Вокруг Света 1981 № 07 (2490) - страница 11
Допросы шли беспрерывно днем и ночью. Следователи спешили, стараясь не дать арестованному прийти в себя, выработать линию поведения. Наглухо изолированный от внешнего мира, Алекс долго оставался в неведении, известно ли что-нибудь на воле об их судьбе. Лишь когда во второй и последний раз он увидел жену, у него появилась твердая уверенность, что родные и друзья действуют. И не без успеха. Свидание им разрешили в конце ноября, за два дня до ее высылки во Францию: после настойчивых просьб и запросов семьи Мари, жившей в Париже, в дело наконец вмешалось французское посольство.
Много позже Мари-Жозе, немного оправившаяся от нервного потрясения, поведала о том, что пережила в центральной тюрьме Претории. Она так ничего и не сказала допрашивавшим ее полицейским, которые добивались признания, что Мари поддерживала связь с запрещенным АНК. Хотя это и не соответствовало действительности, тюремщики решили проучить строптивую француженку, не перестававшую твердить о своей ненависти к апартеиду. Ее поместили в одиночку, душный каменный мешок с герметически закрытым окном, вся «обстановка» которого состояла из брошенного в угол грязного тюфяка и зловонной параши.
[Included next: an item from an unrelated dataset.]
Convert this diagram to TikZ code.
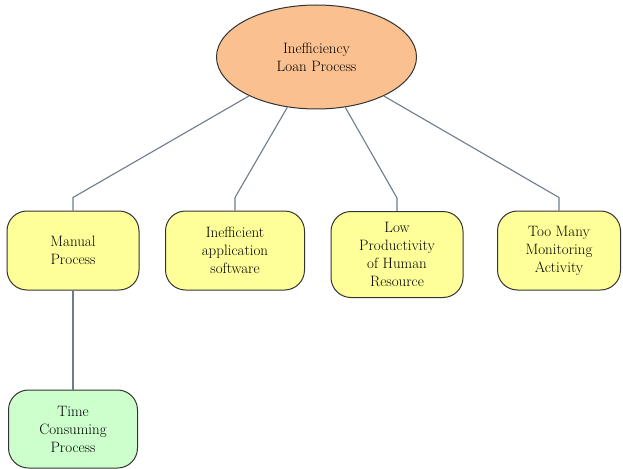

В соседней камере содержалось восемь женщин, но за четыре месяца пребывания в центральной тюрьме Мари так и не удалось перекинуться с ними ни словечком. Да и других заключенных женщин — большей частью африканок, арестованных за незаконный выезд из резерваций,— запирали, когда француженку водили на допросы.
— Я была свидетельницей ужасных сцен,— рассказывала Мари-Жозе.— Когда меня привезли в тюрьму, то, я думаю, специально дали полюбоваться, как надзирательницы жестоко избивали африканок огромными связками ключей, пинали упавших ногами. Нередко мне до утра не давали уснуть крики и стоны этих бедных женщин, сопровождавшиеся издевательским хохотом надзирательниц. Днем сквозь решетку на окне я видела, как африканки с утра до вечера мыли огромный двор маленькими щеточками вроде зубных. Их заставляли часами драить одну и ту же плиту, даже если она была чистой...
Но больше всего действовало на нервы то, что надзирательницы круглосуточно следили в глазок за Мари-Жозе, время от времени сообщая, что живой ей отсюда не выйти. От постоянного напряжения она потеряла сон.
— Я боялась, что кто-нибудь войдет и убьет меня,— призналась Мари.
Состояние заключенной быстро ухудшалось: из-за начавшихся болей в желудке она не могла есть ничего, кроме хлеба. Ежедневные допросы отнимали последние силы.
— Четверо полицейских сменяли друг друга. Одни изображали из себя «добрых малых», другие — «злых». Когда я отказывалась отвечать, первые говорили: «Жаль! Придет наш коллега, а он ненормальный, хуже будет». «Злые» обычно угрожали вспороть живот, убить ребенка, «пощекотать» электрическим током...
В конце концов у Мари-Жозе начались нервные припадки. Она настолько ослабла, что едва не погиб ребенок, которого ждала.
— А ведь я была в привилегированном положении: белая да еще француженка...
Этого часа Александр Мумбарис ждал ровно 7 лет 4 месяца и 21 день. В 16.30 после скудного ужина заключенных развели по камерам. Дежурный надзиратель сержант Фермойлен, крупный, тучный мужчина, отдуваясь, медленно прошел по отсеку, тщательно проверяя замки. Как обычно, совершая обход, он мурлыкал себе под нос что-то бравурное, и его мощный подбородок раздувался и опадал в такт маршевому мотиву, словно зоб у лягушки. Наконец с громким лязгом за Фермой-леном закрылась стальная решетчатая дверь отсека. Два оборота ключа в замке, и все стихло. Пора действовать.
С тех пор как Алекс оказался за решеткой, он весь был нацелен на побег.
Одиннадцать месяцев Мумбарис находился под следствием, затем состоялся суд. По закону о борьбе с терроризмом его приговорили к 12 годам строгого режима и поместили в специальное отделение все той же центральной тюрьмы Претории, откуда никто никогда не бежал и где содержались белые политические заключенные. Африканцев, осмелившихся выступить против расистского режима, отправляли на остров Роббен.